The Unlikely Hero of Room 13B by Theresa Toten. Listening Library. Gr 7 Up. Read by Johnathan McClain.
Fifteen-year-old Adam’s life is a melting pot of teenage angst as he balances his commitment to his divorced parents, his mother’s (ultimately destructive) secret, and his escalating obsessive compulsive disorder (OCD). The pot gets stirred when Robyn Plummer enters room 13B and the Young Adult OCD Support Group; Adam falls flat out in love. Adam, “the horse whisperer of Group,” feels compelled to save everyone who enters his life, which tends to accelerate his OCD tendencies, including counting and tapping and having difficulty crossing thresholds. Yet in order to save others, he must first save himself. Narrator McClain is fabulous at voicing the eclectic cast, perfectly capturing Adam, especially the thoughts that zip through our hero’s frazzled mind.

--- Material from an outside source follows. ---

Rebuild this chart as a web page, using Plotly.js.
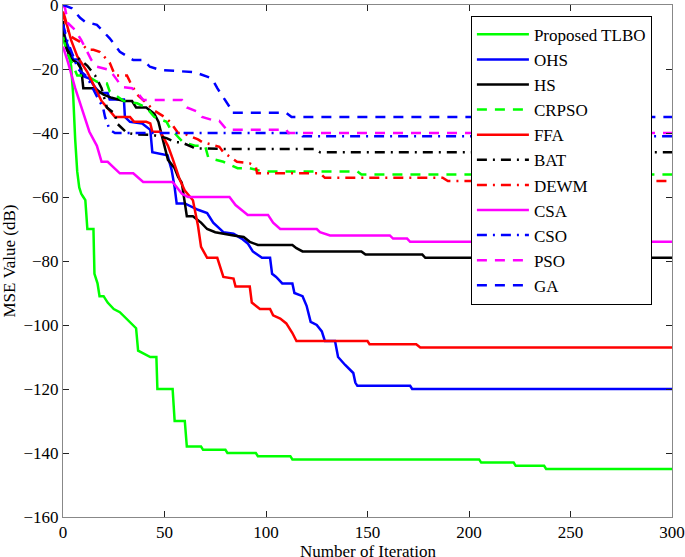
<!DOCTYPE html>
<html>
<head>
<meta charset="utf-8">
<script src="https://cdn.plot.ly/plotly-3.0.1.min.js"></script>
<style>html,body{margin:0;padding:0;background:#fff;}#chart{width:685px;height:557px;}</style>
</head>
<body>
<div id="chart"></div>
<script>
// ---- Data ----
const seriesNames = ['Proposed TLBO','OHS','HS','CRPSO','FFA','BAT','DEWM','CSA','CSO','PSO','GA'];

const tlboX = [0,2,4,5,6,7,8,9,10,11,12,15,15.5,17,18,20,22,25,28,31,34,36,37,40,43,46,46.5,54,55,60,61,68,69,80,81,95,96,112,113,205,206,222,223,237,238,300];
const tlboY = [-10,-13,-19,-28,-42,-52,-57,-59,-60,-61,-70,-70,-84,-87,-91,-91,-93,-95,-96,-98,-100,-101,-108,-109,-110,-110,-120,-120,-130,-130,-138,-138,-139,-139,-140,-140,-141,-141,-142,-142,-143,-143,-144,-144,-145,-145];

const ohsX = [0,2,5,8,9,13,15,18,22,23,30,30.5,33,39,43,44,51.5,53.5,55,56,60,63,66.5,71,74,79,84,88,91,93.5,98,102,103,105,108,113,114,118,120,122,125,127.5,129,134,135.5,139,143,144,145,171,172,300];
const ohsY = [-8,-12,-17,-17,-22,-23,-25,-27.5,-27.5,-29.5,-29.5,-35,-36.5,-37,-39,-46,-47,-51.5,-57,-62,-62,-63,-64,-65,-68,-71,-71.5,-73,-74.5,-77,-79,-79,-84,-85,-87,-87,-90,-91,-94,-99,-100,-102,-105,-105,-110,-112.5,-115,-118,-119,-119,-120,-120];

const hsX = [0,1,2,4,7,9,10,15,16.7,20,24,30,34,36,38,41,45,47,48.6,50,51.7,55,56.7,58.5,60,61,64,66,68,71,75,84,89,92,96,113,115,118,147,149,177,178.5,300];
const hsY = [-5,-12,-14,-17,-18,-20,-26,-26,-26.5,-28,-29,-30,-30,-32,-32,-32,-34,-36.5,-40.6,-44,-48.4,-51,-53.7,-55.5,-61,-66,-66,-67,-68,-70,-71,-72,-72.5,-74,-75,-75,-76,-77,-77,-78,-78,-79,-79];

const crpsoX = [0,2,5,7,11.6,16.7,18,21.6,23,26.6,30,36.5,41,45,51,52.7,55,57.6,59,65,70,71.5,73,79,86,92,98.5,145,147,300];
const crpsoY = [-10,-15,-19,-22,-22,-24,-24,-24.5,-27,-28.6,-30,-30.7,-32,-35,-36.5,-38.5,-40,-41.6,-42.8,-44,-44,-47.5,-48,-49,-51,-51,-52,-52,-53,-53];

const ffaX = [0,1,4,7,12,16,19,23,25.6,33,35,41,43,44,48,50,51.7,54,56,57.6,60,64,66.5,68,71,76,79,84,85,92,93,97,102,103.5,107,110,113,115,150,151,174,176,300];
const ffaY = [-2,-4,-11,-16,-21,-26,-30,-33,-35,-35,-36.5,-36.5,-37,-39.6,-39.6,-42,-44,-48,-51.6,-54.7,-58,-61,-69,-75.6,-79,-79,-85,-85.5,-88,-88,-93,-95,-95,-97,-98,-99.5,-102.5,-105,-105,-106,-106,-107,-107];

const batX = [0,2,5,8.4,12,15.8,19,21.6,25.6,26.6,31.5,36.5,44,51,55,58.6,63.5,65,82,124,126.6,300];
const batY = [-6,-14,-16,-17,-19,-22,-26,-32,-34,-37,-40,-40.5,-40.6,-41.6,-42.8,-43,-44.3,-44.8,-45,-45,-46,-46];

const dewmX = [0,3,5,8.4,12,15,18,23,25.6,31.5,33,36.5,40,45,50,52.7,56.7,59,66.5,68.5,77,79,85.7,92,95,95.6,126.6,129,187,189.6,300];
const dewmY = [-3,-9,-10.3,-11.5,-14,-14,-14.6,-18,-22,-22,-24,-28,-30,-33,-35,-36.5,-40,-40,-42,-42.8,-44.3,-46,-49,-49.5,-50.6,-52.6,-52.6,-54,-54,-55,-55];

const csaX = [0,2.5,6,10,13,16.7,19,22,25.6,28,34.6,36.5,39.5,54,56,58.6,61.6,82,85,91,101,103.5,107,125,126.6,131.5,161,162.6,169.5,171,300];
const csaY = [-13,-18,-26,-34,-39.6,-44,-49,-49,-51,-52.6,-52.6,-53.6,-55.3,-55.3,-57,-59,-60,-60,-62.5,-65.6,-65.6,-68,-70,-70,-71,-72,-72,-73,-73,-74,-74];

const csoX = [0,2,7.4,11.8,16.7,19.7,20.7,23,25.6,116.7,118,300];
const csoY = [-6,-11,-20,-22.4,-28.6,-32,-35,-39,-40,-40,-41,-41];

const psoX = [0,1,2.5,6,9,14,16.7,23,26.6,29,34,37,39.5,58.6,61,66.5,68.5,74,77,80.7,110,111,300];
const psoY = [0,-1,-5.7,-7.8,-11,-17.2,-19.3,-20.3,-23.4,-25.6,-26,-27.6,-29.7,-29.7,-32,-33.4,-35,-36,-36.2,-39,-39,-40,-40];

const gaX = [0,2,4.4,8.4,10.8,16.7,19.7,23,28,34.6,39.5,42.8,47.8,61.6,65,71,73.4,76,78,82,83,110,112.6,300];
const gaY = [0,-0.5,-1,-4,-5.2,-6.2,-8.3,-10.4,-14.6,-17.2,-17.2,-19.3,-20.3,-21,-21,-22.4,-23,-26,-28,-31.8,-33.7,-33.7,-35,-35];

const xTicks = [0,50,100,150,200,250,300];
const yTicks = [-160,-140,-120,-100,-80,-60,-40,-20,0];
const xTitle = 'Number of Iteration';
const yTitle = 'MSE Value (dB)';

// ---- Styles ----
const DASH = '10px,8px';
const DASHDOT = '10px,6px,2px,6px';
const W = 2.5;

const styles = [
  {color:'#00ff00', dash:'solid'},
  {color:'#0000ff', dash:'solid'},
  {color:'#000000', dash:'solid'},
  {color:'#00ff00', dash:DASH},
  {color:'#ff0000', dash:'solid'},
  {color:'#000000', dash:DASHDOT},
  {color:'#ff0000', dash:DASHDOT},
  {color:'#ff00ff', dash:'solid'},
  {color:'#0000ff', dash:DASHDOT},
  {color:'#ff00ff', dash:DASH},
  {color:'#0000ff', dash:DASH}
];
const xs = [tlboX,ohsX,hsX,crpsoX,ffaX,batX,dewmX,csaX,csoX,psoX,gaX];
const ys = [tlboY,ohsY,hsY,crpsoY,ffaY,batY,dewmY,csaY,csoY,psoY,gaY];

const traces = seriesNames.map((n,i)=>({
  type:'scatter', mode:'lines', name:n, x:xs[i], y:ys[i],
  line:{color:styles[i].color, dash:styles[i].dash, width:W},
  hoverinfo:'skip'
}));

const font = {family:'Liberation Serif, Times New Roman, serif', size:17, color:'#000'};
const axisCommon = {
  showline:true, linecolor:'#888', linewidth:1, mirror:'ticks',
  ticks:'inside', ticklen:6, tickcolor:'#222', tickwidth:1,
  showgrid:false, zeroline:false, automargin:false,
  ticklabeloverflow:'allow',
  tickfont:font
};

const layout = {
  width:685, height:557,
  margin:{l:63, r:13, t:5, b:40},
  paper_bgcolor:'#fff', plot_bgcolor:'#fff',
  font:font,
  showlegend:true,
  xaxis:Object.assign({}, axisCommon, {
    range:[0,300], tickmode:'array', tickvals:xTicks
  }),
  yaxis:Object.assign({}, axisCommon, {
    range:[-160,0], tickmode:'array', tickvals:yTicks,
    title:{text:yTitle, font:font, standoff:6}
  }),
  annotations:[{
    text:xTitle, xref:'paper', yref:'paper', x:0.5, y:0,
    xanchor:'center', yanchor:'top', yshift:-23, showarrow:false, font:font
  }],
  legend:{
    x:0.967, xanchor:'right', y:0.979, yanchor:'top',
    bgcolor:'#fff', bordercolor:'#000', borderwidth:1,
    font:font, tracegroupgap:0, itemwidth:52
  }
};

Plotly.newPlot('chart', traces, layout, {staticPlot:true, displayModeBar:false});
</script>
</body>
</html>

The Great War: Stories Inspired by Items from the First World War. Brilliance. Gr 5-8. Read by Nico Evers-Swindell, JD Jackson, Gerard Doyle, Richard Halverson, Sarah Coomes, & Nick Podehl.
At the 11th hour on the 11th day of the 11th month in 1918, Germany and the Allies signed the truce ending the Great War, as World War I was then called. Here 11 authors—Tanya Lee Stone, Marcus Sedgwick, David Almond, Timothée de Fombelle, A.L. Kennedy, Ursula Dubosarsky, Michael Morpurgo, John Boyne, Tracy Chevalier, Sheena Wilkinson, and Adèle Geras—have each contributed a short story built around an artifact from the era, including a helmet, a compass, a recruitment poster, and a Christmas tin, to introduce the time period to middle grade students. The historical fiction pieces come to life in the rich voices of performers Evers-Swindell, Jackson, Doyle, Halverson, Coomes, and Podehl.